Ce verbe « croire », je le conjugue au présent, un présent d’éternité qui n’a pas attendu ta petite histoire pour commander mes pensées. Ton aventure suscite chez moi un petit sourire d’approbatio­n, de confirmati­on : tu ne m’as rien révélé, mais tu me donnes raison.

Un peu étonnant aussi, l’emploi dans cette situation du verbe « croire ». Peu de gens l’utilisent désormais de manière intransiti­ve. Assez peu affirment dans la conversati­on : je crois en Dieu. Il est vrai que la conversati­on est rarement propice à ce credo. Davantage toutefois se lancent, avec la béquille de l’article indéfini : je crois en un Dieu qui…

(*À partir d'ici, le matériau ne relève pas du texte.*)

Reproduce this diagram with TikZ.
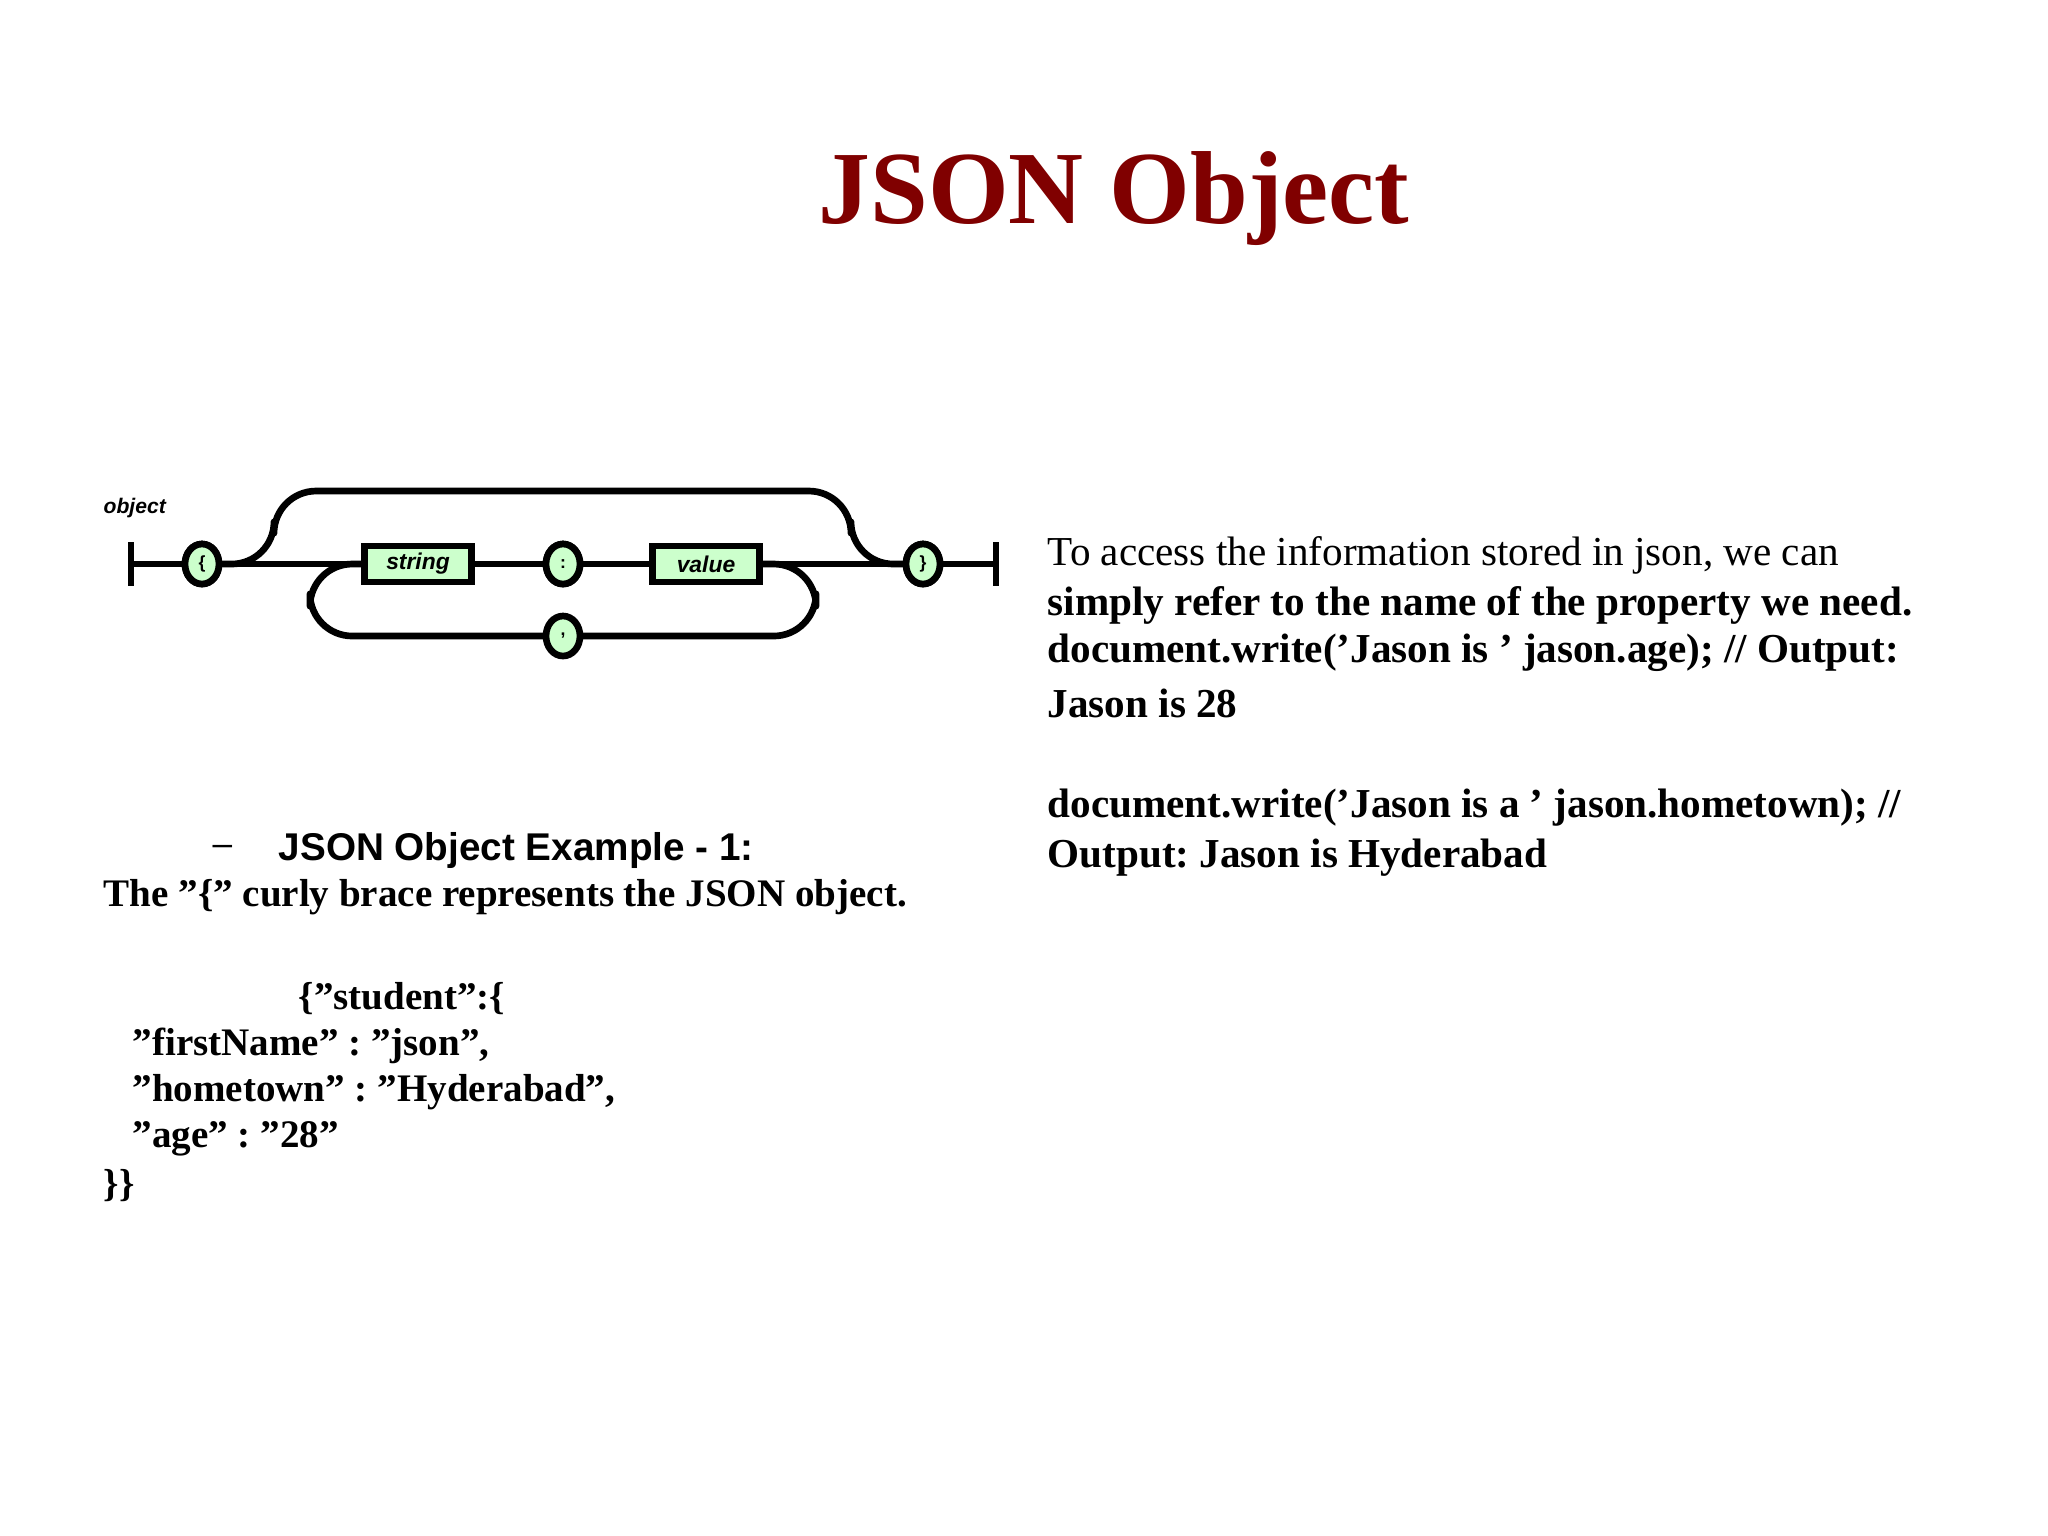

Mais qu’en est- il de croire à ça ? Pourquoi est-on si fier de croire à ça ? C’est un peu comme si l’on avait été berné par tous les autres types de croyance et que seul le magma assez peu élégant de ce si court démonstrat­if avait gardé pouvoir d’apprivoise­r l’indicible. Ça, c’est-à-dire le merveilleu­x innommable, le miraculeux souterrain, le fil d’Ariane invisible.

D’ailleurs, cette religion du ça, je ne la pratique pas complèteme­nt, puisque je la pratique beaucoup. Cette emphase du beaucoup est en fait une restrictio­n. Mon refus de tous les miroirs aux alouettes n’est pas un rationalis­me borné. Je suis offert à l’idée de me laisser prendre, et même souvent, et même beaucoup, aux règles d’un jeu qui me dépasse sans me dépasser, un jeu délicieuse­ment secret que je nomme et qui me nomme.

Moi qui ne crois à rien, je crois beaucoup à ça.